D20 system at face value is fine. It simply is a way to quantify a randomness and relative potency of modifiers.
The issue that can cause aggrivation tends to be the "Natural criticals" aspect of D&D. Where, irregardless of DC and modifiers and Nat 1 is always guaranteed to be a miss/fail and a Nat 20 is always guaranteed to be a crit/success. Which means that no matter what you do, you're always subject to a 5% chance to get screwed.
Which can be frustrating. Especially in extreme cases like you're rolling on a 5 DC skill check and have +16-20 modifier that should absolutely definitely guarantee you are way more capable than necessary and you still fail.
Worth mentioning that in current 5e, natural crits and fails only apply specifically to attack rolls - critical lucky/unlucky moments in the heat of combat (and if your attacker has a -10 on their core ability when rolling the attack, then they are not going to do much damage to you anyway, even if they do crit and get a lucky shot in). They do not apply to Ability Checks or Saving Throws.
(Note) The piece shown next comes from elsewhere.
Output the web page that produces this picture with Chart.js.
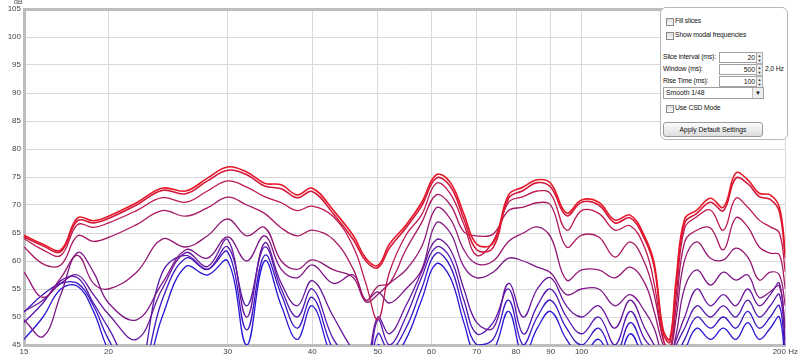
<!DOCTYPE html>
<html>
<head>
<meta charset="utf-8">
<script src="https://cdn.jsdelivr.net/npm/chart.js@4/dist/chart.umd.min.js"></script>
<style>
  body { margin: 0; background: #fff; }
  #wrap { position: relative; width: 800px; height: 357px; overflow: hidden; font-family: "Liberation Sans", Arial, sans-serif; }
  #db { position: absolute; left: 14px; top: -2px; font-size: 7px; line-height: 8px; color: #444; }
  #panel { position: absolute; left: 660px; top: 7px; width: 126px; height: 131px; border: 1px solid #b8b8b8; border-radius: 6px; background: #fff; font-size: 6.8px; color: #111; }
  #panel .cb { position: absolute; left: 5px; width: 6px; height: 6px; border: 1px solid #8a8a8a; background: linear-gradient(#ddd, #fafafa); }
  #panel .lbl { position: absolute; white-space: nowrap; letter-spacing: -0.15px; }
  #panel .inp { position: absolute; left: 58px; width: 35px; height: 9px; border: 1px solid #a0a0a0; text-align: right; line-height: 9px; padding-right: 1px; background: #fff; }
  #panel .spin { position: absolute; left: 95px; width: 5px; height: 10px; border: 1px solid #b0b0b0; background: #eee; font-size: 4px; line-height: 5px; text-align: center; color: #333; }
  #sel { position: absolute; left: 2px; top: 79px; width: 97px; height: 10px; border: 1px solid #a0a0a0; line-height: 10px; padding-left: 2px; }
  #sel .arr { position: absolute; right: 0; top: 0; width: 10px; height: 10px; border-left: 1px solid #c0c0c0; background: #eee; font-size: 6px; text-align: center; }
  #btn { position: absolute; left: 2px; top: 114px; width: 98px; height: 13px; border: 1px solid #999; border-radius: 3px; background: linear-gradient(#fdfdfd, #dcdcdc); text-align: center; line-height: 13px; }
</style>
</head>
<body>
<div id="wrap">
  <canvas id="chart" width="800" height="357"></canvas>
  <div id="db">dB</div>
  <div id="panel">
    <div class="cb" style="top:10px"></div><div class="lbl" style="left:14px;top:9px">Fill slices</div>
    <div class="cb" style="top:24px"></div><div class="lbl" style="left:14px;top:23px">Show modal frequencies</div>
    <div class="lbl" style="left:2px;top:45px">Slice interval (ms):</div>
    <div class="inp" style="top:44px">20</div><div class="spin" style="top:44px">▲<br>▼</div>
    <div class="lbl" style="left:2px;top:57px">Window (ms):</div>
    <div class="inp" style="top:56px">500</div><div class="spin" style="top:56px">▲<br>▼</div>
    <div class="lbl" style="left:104px;top:57px">2,0 Hz</div>
    <div class="lbl" style="left:2px;top:69px">Rise Time (ms):</div>
    <div class="inp" style="top:68px">100</div><div class="spin" style="top:68px">▲<br>▼</div>
    <div id="sel">Smooth 1/48<div class="arr">▼</div></div>
    <div class="cb" style="top:97px"></div><div class="lbl" style="left:14px;top:96px">Use CSD Mode</div>
    <div id="btn">Apply Default Settings</div>
  </div>
</div>
<script>
// frequency points (Hz) shared by all slices
var freqs = [15, 16, 17, 18, 19, 20, 22, 24, 26, 28, 30, 32, 34, 36, 38, 40, 43, 46, 48, 50,
  52, 55, 58, 61, 64, 67, 70, 74, 78, 82, 86, 90, 95, 100, 106, 112, 118, 124, 128, 132,
  135, 138, 142, 148, 155, 162, 169, 176, 183, 190, 196, 200];

var sliceTimes = [0, 20, 40, 60, 80, 100, 120, 140, 160, 180];

// dB per slice
var slice0 = [64.6, 63.0, 62.0, 67.7, 67.2, 68.0, 70.4, 73.0, 72.5, 74.8, 76.8, 75.9, 73.9, 73.6, 71.8, 73.0, 69.0, 64.5, 60.5, 59.2,
  63.0, 66.4, 70.4, 75.4, 74.0, 68.4, 63.0, 63.2, 71.8, 73.2, 74.5, 73.9, 68.6, 70.9, 70.5, 67.3, 68.2, 64.3, 59.6, 47.7,
  46.0, 57.0, 67.5, 69.1, 71.2, 69.6, 75.7, 74.5, 72.1, 71.8, 69.6, 61.4];
var slice1 = [64.3, 62.7, 61.7, 67.2, 66.8, 67.6, 70.0, 72.6, 72.0, 74.3, 76.2, 75.4, 73.4, 72.9, 71.3, 72.4, 68.4, 63.8, 60.0, 58.8,
  62.3, 65.9, 69.8, 74.8, 73.3, 67.5, 62.0, 62.4, 71.2, 72.6, 74.0, 73.2, 68.1, 70.5, 70.0, 66.8, 67.7, 63.8, 59.0, 47.0,
  45.5, 56.0, 66.8, 68.5, 70.5, 69.0, 74.8, 73.8, 71.5, 71.0, 68.8, 60.5];
var slice2 = [64.0, 62.0, 61.0, 66.5, 66.0, 66.8, 69.0, 71.3, 70.5, 72.5, 74.3, 73.2, 71.5, 70.4, 69.0, 69.8, 67.9, 62.5, 56.0, 49.5,
  58.0, 64.6, 68.2, 73.9, 72.0, 66.5, 61.0, 63.5, 70.5, 71.5, 72.5, 72.0, 65.5, 69.0, 68.5, 65.5, 66.3, 62.3, 56.0, 46.0,
  44.0, 54.0, 65.9, 67.9, 69.1, 65.5, 71.2, 69.6, 67.3, 66.1, 65.0, 58.0];
var slice3 = [62.5, 59.5, 59.3, 64.5, 63.5, 64.2, 66.5, 69.0, 68.0, 69.5, 71.4, 70.0, 68.5, 65.9, 64.5, 65.5, 63.8, 58.5, 53.0, 55.5,
  56.0, 62.0, 66.8, 71.8, 70.0, 65.2, 64.5, 64.8, 69.0, 69.6, 70.4, 70.0, 62.5, 64.6, 64.3, 60.7, 63.4, 59.6, 54.0, 46.0,
  44.0, 52.0, 63.4, 65.5, 65.9, 62.0, 67.7, 66.1, 62.5, 61.4, 61.1, 55.0];
var slice4 = [58.0, 53.5, 57.0, 61.0, 56.0, 55.0, 58.0, 63.9, 62.5, 64.5, 67.5, 64.5, 66.0, 60.0, 58.5, 60.2, 58.4, 57.0, 52.7, 54.0,
  56.0, 58.4, 62.5, 69.5, 67.5, 62.0, 59.5, 60.0, 63.5, 65.0, 66.1, 64.3, 56.6, 58.4, 58.4, 57.0, 58.9, 56.0, 51.0, 45.0,
  44.0, 50.0, 60.2, 63.4, 60.5, 60.2, 62.3, 60.7, 56.6, 58.0, 57.5, 52.0];
var slice5 = [49.5, 46.5, 54.0, 61.5, 58.0, 52.5, 49.5, 56.0, 62.0, 60.5, 64.3, 60.0, 64.5, 58.5, 57.0, 59.3, 56.0, 57.5, 53.0, 54.5,
  52.5, 55.0, 58.4, 66.8, 65.0, 59.0, 57.0, 58.0, 60.5, 60.0, 58.9, 57.9, 54.0, 55.0, 55.0, 52.0, 54.0, 51.0, 48.0, 43.0,
  43.0, 47.0, 55.2, 58.4, 55.7, 58.0, 56.6, 57.5, 53.5, 54.5, 55.5, 48.0];
var slice6 = [51.0, 53.0, 56.0, 57.5, 54.0, 50.5, 46.0, 55.0, 61.5, 59.0, 63.8, 50.0, 63.2, 56.0, 52.0, 56.5, 50.0, 44.0, 42.0, 50.0,
  47.0, 52.0, 58.0, 63.8, 62.0, 55.0, 49.0, 48.0, 56.0, 50.0, 55.0, 57.0, 52.0, 50.0, 52.0, 48.0, 53.0, 48.0, 45.0, 42.0,
  43.0, 46.0, 50.0, 55.0, 52.0, 54.0, 52.0, 55.0, 52.0, 54.0, 56.0, 46.0];
var slice7 = [49.0, 52.5, 56.5, 57.0, 52.5, 48.0, 40.0, 57.9, 61.0, 58.5, 62.5, 52.0, 62.5, 55.0, 50.0, 55.0, 46.0, 42.0, 40.0, 49.5,
  45.0, 50.0, 57.0, 62.5, 60.5, 53.0, 47.0, 49.0, 55.0, 47.0, 52.0, 55.0, 50.0, 47.0, 50.0, 45.0, 51.0, 46.0, 44.0, 41.0,
  42.0, 45.0, 48.0, 52.0, 50.0, 52.0, 50.0, 53.0, 50.0, 52.0, 54.0, 45.0];
var slice8 = [50.9, 54.0, 56.0, 56.0, 52.0, 46.0, 38.0, 53.0, 60.5, 58.5, 61.6, 47.7, 61.0, 54.0, 48.0, 53.5, 44.0, 40.0, 38.0, 47.0,
  44.0, 48.0, 55.0, 61.4, 59.0, 51.0, 45.0, 46.0, 53.0, 45.0, 50.0, 53.0, 48.0, 45.0, 48.0, 43.0, 49.0, 44.0, 42.0, 40.0,
  41.0, 43.0, 46.0, 50.0, 48.0, 50.0, 48.0, 51.0, 48.0, 50.0, 52.0, 43.0];
var slice9 = [46.0, 50.0, 55.0, 55.5, 51.0, 44.0, 36.0, 50.0, 59.0, 57.5, 60.0, 45.0, 60.0, 52.0, 46.0, 52.0, 42.0, 38.0, 36.0, 45.0,
  42.0, 46.0, 53.0, 59.5, 57.0, 49.0, 43.0, 44.0, 51.0, 43.0, 48.0, 51.0, 46.0, 43.0, 46.0, 41.0, 47.0, 42.0, 40.0, 38.0,
  39.0, 41.0, 44.0, 48.0, 46.0, 48.0, 46.0, 49.0, 46.0, 48.0, 50.0, 41.0];

var xTicks = [15, 20, 30, 40, 50, 60, 70, 80, 90, 100, 200];
var yMin = 45, yMax = 105, yStep = 5;

var slices = [slice0, slice1, slice2, slice3, slice4, slice5, slice6, slice7, slice8, slice9];

// red -> purple -> blue
function sliceColor(i) {
  var t = i / (slices.length - 1);
  var r = Math.round(232 + (40 - 232) * t);
  var g = Math.round(24 + (22 - 24) * t);
  var b = Math.round(40 + (214 - 40) * t);
  return "rgb(" + r + "," + g + "," + b + ")";
}

var datasets = slices.map(function (s, i) {
  return {
    label: sliceTimes[i] + " ms",
    data: freqs.map(function (f, j) { return { x: f, y: s[j] }; }),
    borderColor: sliceColor(i),
    borderWidth: i < 2 ? 1.6 : 1.3,
    pointRadius: 0,
    tension: 0.4,
    clip: 0
  };
});

new Chart(document.getElementById("chart"), {
  type: "line",
  data: { datasets: datasets },
  options: {
    responsive: false,
    animation: false,
    layout: { padding: { top: 9, right: 10, left: 0, bottom: 0 } },
    plugins: { legend: { display: false }, tooltip: { enabled: false } },
    scales: {
      x: {
        type: "logarithmic",
        min: 15,
        max: 200,
        afterBuildTicks: function (scale) {
          scale.ticks = xTicks.map(function (v) { return { value: v }; });
        },
        afterFit: function (scale) { scale.height = 12; },
        ticks: {
          autoSkip: false,
          maxRotation: 0,
          padding: 2,
          color: "#444",
          font: { family: "Liberation Sans", size: 8 },
          callback: function (v) { return v === 200 ? "200 Hz" : String(v); }
        },
        grid: { color: "#d9d9d9", drawTicks: false },
        border: { color: "#bdbdbd", width: 3 }
      },
      y: {
        min: yMin,
        max: yMax,
        afterFit: function (scale) { scale.width = 24; },
        ticks: {
          stepSize: yStep,
          padding: 3,
          color: "#444",
          font: { family: "Liberation Sans", size: 8 }
        },
        grid: {
          color: function (c) { return c.tick && c.tick.value === yMax ? "#bdbdbd" : "#d9d9d9"; },
          lineWidth: function (c) { return c.tick && c.tick.value === yMax ? 3 : 1; },
          drawTicks: false
        },
        border: { color: "#bdbdbd", width: 3 }
      }
    }
  }
});
</script>
</body>
</html>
Larian are the ones who decided to ignore this and apply crit success and failure to all dice rolls, so you can blame them for that, not the system.
In a proper implementation of the system, the character with a +14 to their ability check can never and will never, ever, fail a DC 15 check against that skill... and the demilich with a DC23 spell save can never and will never fail to dominate the crowd of peasants with no wisdom bonus.